PS4 tier games do not need to cost $200 million plus though.

Nobody is putting a gun to these publishers' heads and forcing them to make every game graphically cutting edge, 50+ hours long, and spared no expense. The mass market is clearly fine with games looking good enough rather than best in class, as the sales charts prove.

There's room on the market for your beautiful showpiece blockbusters and your lengthy expansive adventures, but not every major game needs to follow this path. If you cannot profit from selling a single player game at $70 then you need to rein in your budget. The live service push is about greed, not necessity.

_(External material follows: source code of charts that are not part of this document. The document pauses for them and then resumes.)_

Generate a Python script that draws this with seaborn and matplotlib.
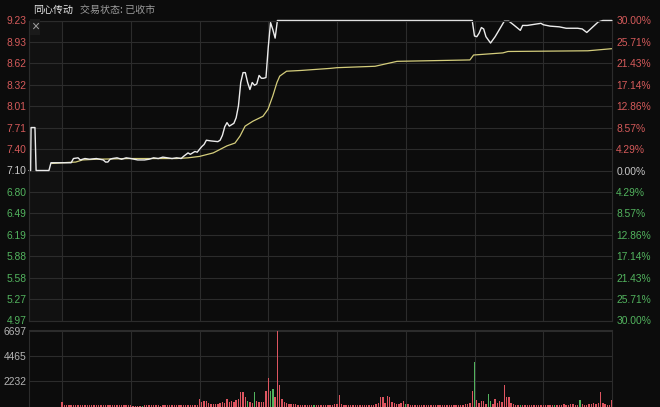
import matplotlib
matplotlib.use("Agg")
import matplotlib.pyplot as plt
import seaborn as sns

# header text
stock_name = "同心传动"
status_text = "交易状态: 已收市"
prev_close = 7.10

# axis ticks
price_ticks = [9.23, 8.93, 8.62, 8.32, 8.01, 7.71, 7.40, 7.10,
               6.80, 6.49, 6.19, 5.88, 5.58, 5.27, 4.97]
pct_labels = ["30.00%", "25.71%", "21.43%", "17.14%", "12.86%", "8.57%", "4.29%", "0.00%",
              "4.29%", "8.57%", "12.86%", "17.14%", "21.43%", "25.71%", "30.00%"]
vol_ticks = [6697, 4465, 2232]
time_grid = [0, 30, 60, 90, 120, 150, 180, 210]

# price line, minutes after 9:30 (negative = call auction)
price_min = [-14.4, -13.7, -13.5, -11.8, -11.3, -5.7, -4.8, 0, 4, 5, 7, 8, 10, 12, 15, 18, 19, 20,
             21, 22, 24, 26, 28, 30, 33, 36, 38, 40, 42, 44, 46, 48, 50, 52, 53, 55, 56, 58,
             59, 60, 61, 62, 63, 65, 68, 69, 70, 71, 72, 73, 74, 75, 76, 77, 78, 79, 80, 81,
             82, 83, 84, 85, 86, 87, 88, 89, 90, 91, 92, 93, 94, 179, 180, 181, 182, 183, 184,
             185, 187, 189, 191, 193, 195, 197, 200, 201, 203, 205, 207, 209, 210, 213, 217,
             220, 225, 227, 229, 231, 234, 236, 240]
price_val = [7.10, 7.10, 7.71, 7.71, 7.10, 7.10, 7.21, 7.21, 7.21, 7.27, 7.28, 7.25, 7.27, 7.26,
             7.27, 7.25, 7.22, 7.22, 7.26, 7.27, 7.28, 7.26, 7.28, 7.27, 7.25, 7.25, 7.26, 7.28,
             7.27, 7.29, 7.28, 7.27, 7.28, 7.27, 7.30, 7.35, 7.33, 7.37, 7.36, 7.40, 7.44, 7.47,
             7.53, 7.52, 7.51, 7.53, 7.60, 7.72, 7.78, 7.73, 7.75, 7.77, 7.85, 8.02, 8.35, 8.49,
             8.49, 8.35, 8.25, 8.35, 8.31, 8.33, 8.45, 8.41, 8.41, 8.42, 8.85, 9.20, 9.10, 8.98,
             9.23, 9.23, 9.01, 9.00, 9.05, 9.13, 9.11, 9.00, 8.91, 9.00, 9.11, 9.22, 9.22, 9.17,
             9.09, 9.16, 9.16, 9.17, 9.18, 9.19, 9.17, 9.15, 9.14, 9.12, 9.12, 9.11, 9.06, 9.12,
             9.21, 9.23, 9.23]

# average price line
avg_min = [-4.5, 0, 6, 9, 15, 30, 50, 55, 60, 66, 72, 75.5, 77.7, 79.9, 83.3, 87.7, 89.9, 92,
           93.8, 95, 98, 104, 117, 120, 136.6, 146.2, 178, 179.6, 192.4, 194.6, 229.5, 240]
avg_val = [7.20, 7.21, 7.22, 7.25, 7.26, 7.27, 7.27, 7.28, 7.30, 7.35, 7.45, 7.49, 7.59, 7.73,
           7.80, 7.87, 7.97, 8.16, 8.35, 8.44, 8.51, 8.52, 8.55, 8.56, 8.58, 8.65, 8.67, 8.74,
           8.77, 8.79, 8.80, 8.83]

# volume per minute 0..240
volumes = [420,
           150, 120, 100, 130, 110, 90, 120, 100, 140,
           110, 130, 100, 90, 120, 110, 100, 130, 90, 110,
           100, 120, 90, 100, 110, 130, 120, 100, 90, 110,
           100, 40, 30, 40, 30, 60, 100, 110, 90, 120,
           100, 90, 110, 80, 100, 120, 90, 100, 110, 130,
           100, 110, 90, 120, 130, 100, 120, 140, 150, 160,
           650, 420, 520, 480, 300, 250, 200, 230, 260, 300,
           420, 350, 650, 400, 480, 420, 600, 700, 1270, 1250,
           800, 450, 380, 300, 1270, 500, 420, 380, 420, 1350,
           2570, 1400, 1580, 800, 6697, 1940, 650, 400, 350, 250,
           250, 200, 180, 150, 160, 140, 130, 150, 120, 140,
           130, 120, 110, 150, 130, 120, 110, 100, 120, 200,
           250, 1040, 200, 150, 120, 130, 110, 100, 120, 110,
           120, 100, 130, 110, 120, 140, 150, 200, 300, 860,
           800, 350, 950, 860, 400, 300, 250, 200, 350, 500,
           200, 180, 150, 160, 150, 140, 130, 120, 150, 140,
           120, 130, 110, 140, 120, 130, 100, 120, 110, 130,
           120, 110, 130, 140, 150, 160, 180, 200, 300, 1340,
           3960, 600, 300, 450, 500, 250, 1130, 500, 250, 650,
           300, 450, 400, 1940, 860, 860, 300, 200, 150, 130,
           120, 130, 110, 120, 100, 110, 120, 130, 110, 100,
           120, 110, 130, 100, 120, 110, 130, 140, 150, 200,
           160, 140, 180, 200, 150, 170, 580, 200, 150, 160,
           180, 200, 350, 250, 300, 1250, 300, 200, 150, 120,
           580]
vol_down = [35, 81, 84, 91, 92, 110, 150, 180, 186, 187, 200, 215, 226]

bg = "#0c0c0c"
grid_c = "#2c2c2c"
red_c = "#d45a5a"
green_c = "#52b35e"

sns.set_theme(style="dark", rc={"axes.facecolor": bg, "figure.facecolor": bg})
plt.rcParams["font.family"] = ["Liberation Sans", "Noto Sans CJK SC", "DejaVu Sans"]

fig = plt.figure(figsize=(6.6, 4.07), dpi=100)
W, H = 660, 407
ax = fig.add_axes([29 / W, 1 - 320.5 / H, (612 - 29) / W, (320.5 - 20.5) / H])
axv = fig.add_axes([29 / W, 1 - 406.5 / H, (612 - 29) / W, (406.5 - 330) / H])

xlim = (-14.4, 240)

# price panel
sns.lineplot(x=avg_min, y=avg_val, ax=ax, color="#d4cd7c", lw=0.9, zorder=3, clip_on=False)
sns.lineplot(x=price_min, y=price_val, ax=ax, color="#ececec", lw=1.0, zorder=4, clip_on=False)
ax.set_xlim(*xlim)
ax.set_ylim(price_ticks[-1], price_ticks[0])
ax.axvspan(xlim[0], 0, color="#111111", zorder=0)
ax.set_xticks(time_grid)
ax.set_xticklabels([])
ax.set_yticks(price_ticks)
ax.set_yticklabels([f"{p:.2f}" for p in price_ticks])
ax.tick_params(axis="both", length=0, pad=2, labelsize=7.4)
for p, lab in zip(price_ticks, ax.get_yticklabels()):
    lab.set_color(red_c if p > prev_close else (green_c if p < prev_close else "#c8c8c8"))
ax.grid(True, color=grid_c, lw=0.8)
ax.set_xlabel("")
ax.set_ylabel("")

ax2 = ax.twinx()
ax2.set_ylim(ax.get_ylim())
ax2.set_yticks(price_ticks)
ax2.set_yticklabels(pct_labels)
ax2.tick_params(axis="y", length=0, pad=3, labelsize=7.4)
for p, lab in zip(price_ticks, ax2.get_yticklabels()):
    lab.set_color(red_c if p > prev_close else (green_c if p < prev_close else "#c8c8c8"))
ax2.grid(False)

# volume panel
vol_min = list(range(len(volumes)))
vol_col = [green_c if m in vol_down else "#dd5560" for m in vol_min]
axv.bar(vol_min, volumes, width=0.6, color=vol_col, linewidth=0, zorder=3)
axv.set_xlim(*xlim)
axv.set_ylim(0, 6785)
axv.set_xticks(time_grid)
axv.set_xticklabels([])
axv.set_yticks(vol_ticks)
axv.set_yticklabels([str(v) for v in vol_ticks])
axv.tick_params(axis="both", length=0, pad=2, labelsize=7.4, labelcolor="#b4b4b4")
axv.grid(True, color=grid_c, lw=0.8)

for a in (ax, ax2, axv):
    for s in a.spines.values():
        s.set_color(grid_c)
        s.set_linewidth(0.8)

# header
fig.text(33 / W, 1 - 10 / H, stock_name, color="#e6e6e6", fontsize=7.2, va="center",
         family=["Noto Sans CJK SC", "DejaVu Sans"])
fig.text(80 / W, 1 - 10 / H, status_text, color="#9c9c9c", fontsize=7.2, va="center",
         family=["Noto Sans CJK SC", "DejaVu Sans"])
fig.text(35 / W, 1 - 27 / H, "×", color="#a0a0a0", fontsize=10, ha="center", va="center",
         bbox=dict(boxstyle="square,pad=0.1", fc="#1a1a1a", ec="none"))

fig.savefig("out.png", dpi=100, facecolor=bg)
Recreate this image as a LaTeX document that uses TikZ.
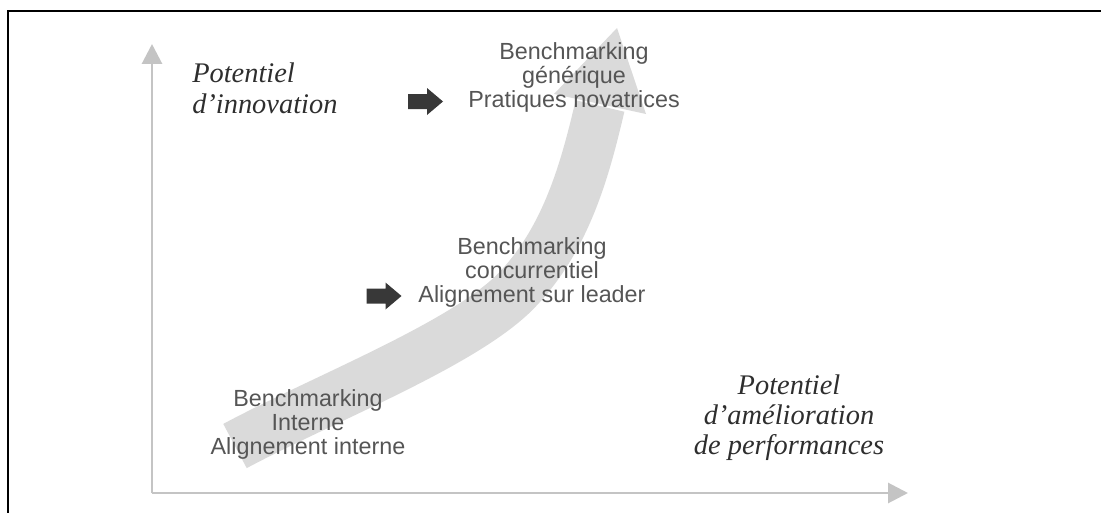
\documentclass[tikz,border=0pt]{standalone}
\usepackage{fontspec}
\setmainfont{Liberation Serif}
\setsansfont{Liberation Sans}
\usetikzlibrary{arrows.meta}
\definecolor{axisgray}{HTML}{C4C4C4}
\definecolor{bandgray}{HTML}{DADADA}
\definecolor{labelgray}{HTML}{555555}
\definecolor{titlegray}{HTML}{2E2E2E}
\definecolor{pointergray}{HTML}{383838}
\tikzset{
  axis/.style={draw=axisgray, line width=2.1pt, -{Triangle[length=14.2pt,width=14.2pt]}},
  stage/.style={font=\sffamily\fontsize{16.6}{17}\selectfont, text=labelgray, anchor=base, inner sep=0pt},
  axislabel/.style={font=\itshape\fontsize{20.2}{21}\selectfont, text=titlegray, anchor=base, inner sep=0pt},
  pics/pointer/.style={code={
    \fill[pointergray] (-17.5,-7.5) -- (1.5,-7.5) -- (1.5,-13.5) -- (17.5,0)
      -- (1.5,13.5) -- (1.5,7.5) -- (-17.5,7.5) -- cycle;}}
}
\begin{document}
\begin{tikzpicture}[x=0.025cm, y=-0.025cm]
\useasboundingbox (0,0) rectangle (1101,513);

% page frame (top and left rules)
\draw[black, line width=1.8pt] (8,513) -- (8,11) -- (1101,11);

% axes
\coordinate (origin) at (152,493);
\coordinate (ytip) at (152,44);
\coordinate (xtip) at (908,493);
\draw[axis] (origin) -- (ytip);
\draw[axis] (origin) -- (xtip);

% broad curved progression arrow
\coordinate (tail) at (235,446);
\coordinate (bend) at (515,292);
\coordinate (headbase) at (600,106);
\coordinate (headtip) at (617,28);
\coordinate (barbL) at (554,94);
\coordinate (barbR) at (646,114);
\draw[bandgray, line width=35.6pt, line cap=butt]
  (tail) .. controls (323,399) and (462,345) .. (bend)
         .. controls (566,240) and (585,170) .. (headbase);
\fill[bandgray] (barbL) -- (headtip) -- (barbR) -- cycle;

% axis titles
\node[axislabel, anchor=base west] (ytitleA) at (192,82) {Potentiel};
\node[axislabel, anchor=base west] (ytitleB) at (192,113) {d'innovation};
\node[axislabel] (xtitleA) at (789,394) {Potentiel};
\node[axislabel] (xtitleB) at (789,424) {d'amélioration};
\node[axislabel] (xtitleC) at (789,454) {de performances};

% stages along the arrow
\node[stage] (genA) at (574,59) {Benchmarking};
\node[stage] (genB) at (574,83) {générique};
\node[stage] (genC) at (574,107) {Pratiques novatrices};

\node[stage] (concA) at (532,254) {Benchmarking};
\node[stage] (concB) at (532,278) {concurrentiel};
\node[stage] (concC) at (532,302) {Alignement sur leader};

\node[stage] (intA) at (308,406) {Benchmarking};
\node[stage] (intB) at (308,430) {Interne};
\node[stage] (intC) at (308,454) {Alignement interne};

% pointers
\pic at (425.5,101.5) {pointer};
\pic at (384,296) {pointer};
\end{tikzpicture}
\end{document}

If you want a game that looks like a PS4 title like Horizon Forbidden Dawn ... they actually do kind need to cost $200 million dollars. People deserve to be paid for the work they do on these games, frankly, the people who work on these games are underpaid because they're not unionized. 200 million is actually not even the norm for much longer, it will be 300 million as the low base line soon and 400 million standard soon enough, watch.

$200 million is frankly probably a bargain to these studios relative to the labour worth they are getting from these poor people that work 6-7 days a week, tons of overtime, don't see their kids/families during crunch time, sleep at the studio, etc. etc. etc. 

If these people were paid properly under a union system, these $200 million games would probably cost substantially more. 

They won't let go of this model because they don't know how to drive hardware sales or make their games stand out in other ways. Why buy a PS5 if a PS4 just runs the same games. Not everyone has a Mr. Miyamoto or Nintendo's design heritage to fall back on either.